▶ _STATED PROBLEM_:
Write each line of the material exactly as given, from the top through the line that contains "const widths = [1.6,2.4,2.6,2.4];", and omit all pictures.

▶ _DATASET ENTRIES_:
⁂

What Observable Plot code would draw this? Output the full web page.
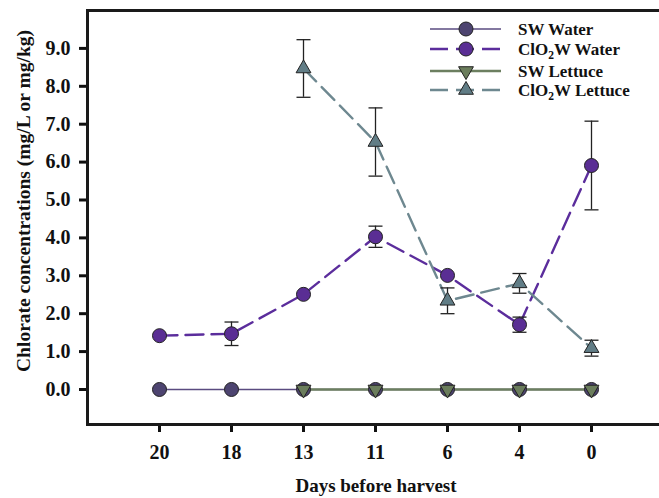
<!DOCTYPE html>
<html><head><meta charset="utf-8">
<script src="https://cdn.jsdelivr.net/npm/d3@7"></script>
<script src="https://cdn.jsdelivr.net/npm/@observablehq/plot@0.6"></script>
<style>
html,body{margin:0;padding:0;background:#fff;overflow:hidden;}
#chart svg{display:block;}
#chart svg text{font-family:"Liberation Serif","Times New Roman",serif !important;font-weight:bold;}
</style></head><body><div id="chart"></div>
<script>
// ---- data ----
const days = ["20","18","13","11","6","4","0"];
const swWater = [0,0,0,0,0,0,0];
const clo2Water = [1.42,1.47,2.51,4.03,3.01,1.71,5.91];
const clo2WaterErr = [0,0.31,0,0.28,0,0.2,1.17];
const swLettuce = [null,null,0,0,0,0,0];
const clo2Lettuce = [null,null,8.47,6.53,2.34,2.80,1.09];
const clo2LettuceErr = [null,null,0.76,0.9,0.34,0.26,0.21];
const seriesNames = ["SW Water","ClO2W Water","SW Lettuce","ClO2W Lettuce"];
const yTicks = [0,1,2,3,4,5,6,7,8,9];
const xTitle = "Days before harvest";
const yTitle = "Chlorate concentrations (mg/L or mg/kg)";

// ---- styles ----
const lineColor = ["#5a4b80","#5b2d9c","#6c7f60","#6e8890"];
const fillColor = ["#4d4470","#5a2e94","#6b7d5c","#617d86"];
const dashes = [null,"18,8",null,"18,8"];
const widths = [1.6,2.4,2.6,2.4];

const triUp = {draw(ctx, size){const a=Math.sqrt(4*size/Math.sqrt(3)),h=a*Math.sqrt(3)/2;ctx.moveTo(0,-2*h/3);ctx.lineTo(a/2,h/3);ctx.lineTo(-a/2,h/3);ctx.closePath();}};
const triDown = {draw(ctx, size){const a=Math.sqrt(4*size/Math.sqrt(3)),h=a*Math.sqrt(3)/2;ctx.moveTo(0,2*h/3);ctx.lineTo(a/2,-h/3);ctx.lineTo(-a/2,-h/3);ctx.closePath();}};
const capSym = {draw(ctx){ctx.moveTo(-7,0);ctx.lineTo(7,0);}};
const symbols = ["circle","circle",triDown,triUp];
const radii = [7,7,5.5,5.5];

const valuesBySeries = [swWater, clo2Water, swLettuce, clo2Lettuce];
const errBySeries = [null, clo2WaterErr, null, clo2LettuceErr];
const series = valuesBySeries.map((vals, s) =>
  days.map((d, i) => ({day: d, value: vals[i], err: errBySeries[s] ? errBySeries[s][i] : 0, s}))
      .filter(r => r.value != null));
const errRows = series.flat().filter(r => r.err > 0)
  .map(r => ({day: r.day, lo: r.value - r.err, hi: r.value + r.err}));

const marks = [];
series.forEach((rows, s) => marks.push(Plot.line(rows, {x:"day", y:"value", stroke: lineColor[s], strokeWidth: widths[s], strokeDasharray: dashes[s]})));
marks.push(Plot.ruleX(errRows, {x:"day", y1:"lo", y2:"hi", stroke:"#222", strokeWidth:1.3}));
marks.push(Plot.dot(errRows, {x:"day", y:"lo", symbol: capSym, fill:"none", stroke:"#222", strokeWidth:1.3}));
marks.push(Plot.dot(errRows, {x:"day", y:"hi", symbol: capSym, fill:"none", stroke:"#222", strokeWidth:1.3}));
series.forEach((rows, s) => marks.push(Plot.dot(rows, {x:"day", y:"value", symbol: symbols[s], r: radii[s], fill: fillColor[s], stroke:"#222", strokeWidth:1})));
marks.push(Plot.frame({stroke:"#1a1a1a", strokeWidth:3}));

const chart = Plot.plot({
  width: 659, height: 498,
  marginLeft: 87, marginRight: -3, marginTop: 10, marginBottom: 74,
  style: {fontFamily: "'Liberation Serif', 'Times New Roman', serif", fontWeight: "bold", fontSize: "20px", color: "#111", background: "#fff"},
  x: {type: "point", domain: days, padding: 0.984, tickSize: 8, tickPadding: 12, label: null},
  y: {domain: [-0.924, 10], ticks: yTicks, tickFormat: d => d.toFixed(1), tickSize: 8, tickPadding: 9, label: null},
  marks
});
document.getElementById("chart").appendChild(chart);

const svg = d3.select(chart);
svg.selectAll("g[aria-label$='-axis tick'], .tick line").attr("stroke-width", 3).style("stroke-width", "3px");

// axis titles
svg.append("text").attr("transform", "translate(23,201) rotate(-90)")
  .attr("text-anchor", "middle").attr("dominant-baseline", "central")
  .attr("font-size", 19.5).attr("font-weight", "bold").attr("fill", "#111").text(yTitle);
svg.append("text").attr("x", 376).attr("y", 492).attr("text-anchor", "middle")
  .attr("font-size", 19).attr("font-weight", "bold").attr("fill", "#111").text(xTitle);

// legend
const legY = [29, 49, 71, 90];
const leg = svg.append("g").attr("text-anchor", "start");
seriesNames.forEach((name, s) => {
  const y = legY[s];
  leg.append("line").attr("x1", 430).attr("x2", 501).attr("y1", y).attr("y2", y)
    .attr("stroke", lineColor[s]).attr("stroke-width", widths[s])
    .attr("stroke-dasharray", dashes[s]);
  const sym = d3.symbol().type(typeof symbols[s] === "string" ? d3.symbolCircle : symbols[s]).size(Math.PI * radii[s] * radii[s]);
  leg.append("path").attr("d", sym()).attr("transform", `translate(466,${y})`)
    .attr("fill", fillColor[s]).attr("stroke", "#222").attr("stroke-width", 1);
  const t = leg.append("text").attr("x", 518).attr("y", y + 5.5).attr("text-anchor", "start")
    .attr("font-size", 17).attr("font-weight", "bold").attr("fill", "#111");
  const m = name.match(/^ClO2(.*)$/);
  if (m) {
    t.append("tspan").text("ClO");
    t.append("tspan").attr("font-size", 11.5).attr("dy", 4).text("2");
    t.append("tspan").attr("dy", -4).text(m[1]);
  } else t.text(name);
});
</script></body></html>
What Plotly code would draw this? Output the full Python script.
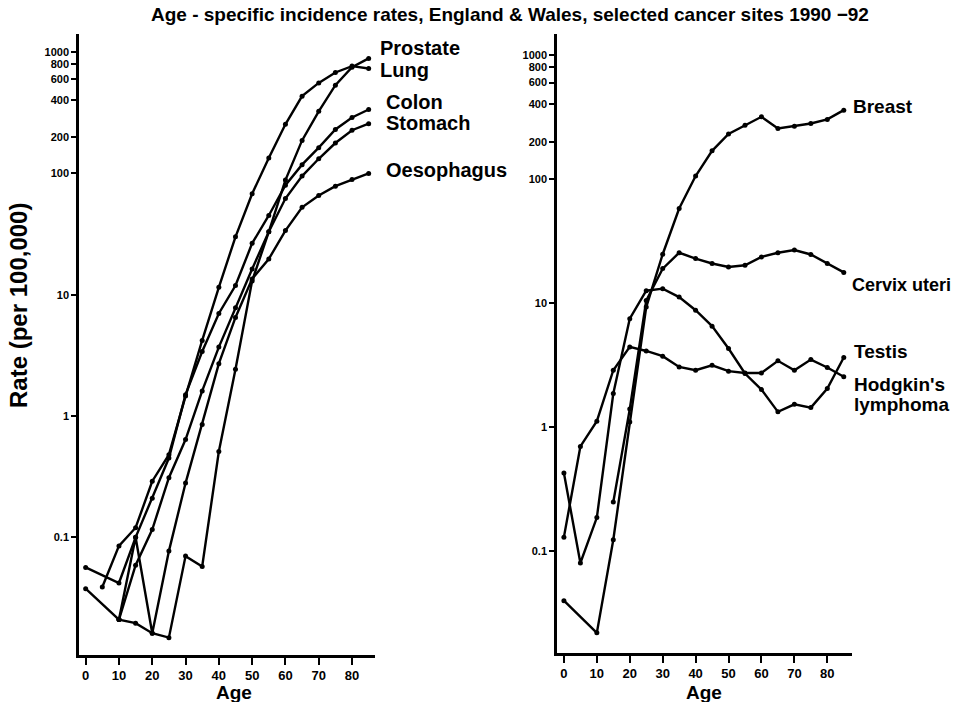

⁂

▶ _REPLY_:
What Observable Plot code would draw this? Output the full web page.
<!DOCTYPE html>
<html><head><meta charset="utf-8">
<script src="https://cdn.jsdelivr.net/npm/d3@7"></script>
<script src="https://cdn.jsdelivr.net/npm/@observablehq/plot@0.6"></script>
<style>
html,body{margin:0;padding:0;background:#fff;overflow:hidden;}
#chart svg{display:block;}
#chart svg text{font-family:"Liberation Serif","Times New Roman",serif !important;font-weight:bold;}
</style></head><body><div id="chart"></div>
<script>
// ---- data ----
const days = ["20","18","13","11","6","4","0"];
const swWater = [0,0,0,0,0,0,0];
const clo2Water = [1.42,1.47,2.51,4.03,3.01,1.71,5.91];
const clo2WaterErr = [0,0.31,0,0.28,0,0.2,1.17];
const swLettuce = [null,null,0,0,0,0,0];
const clo2Lettuce = [null,null,8.47,6.53,2.34,2.80,1.09];
const clo2LettuceErr = [null,null,0.76,0.9,0.34,0.26,0.21];
const seriesNames = ["SW Water","ClO2W Water","SW Lettuce","ClO2W Lettuce"];
const yTicks = [0,1,2,3,4,5,6,7,8,9];
const xTitle = "Days before harvest";
const yTitle = "Chlorate concentrations (mg/L or mg/kg)";

// ---- styles ----
const lineColor = ["#5a4b80","#5b2d9c","#6c7f60","#6e8890"];
const fillColor = ["#4d4470","#5a2e94","#6b7d5c","#617d86"];
const dashes = [null,"18,8",null,"18,8"];
const widths = [1.6,2.4,2.6,2.4];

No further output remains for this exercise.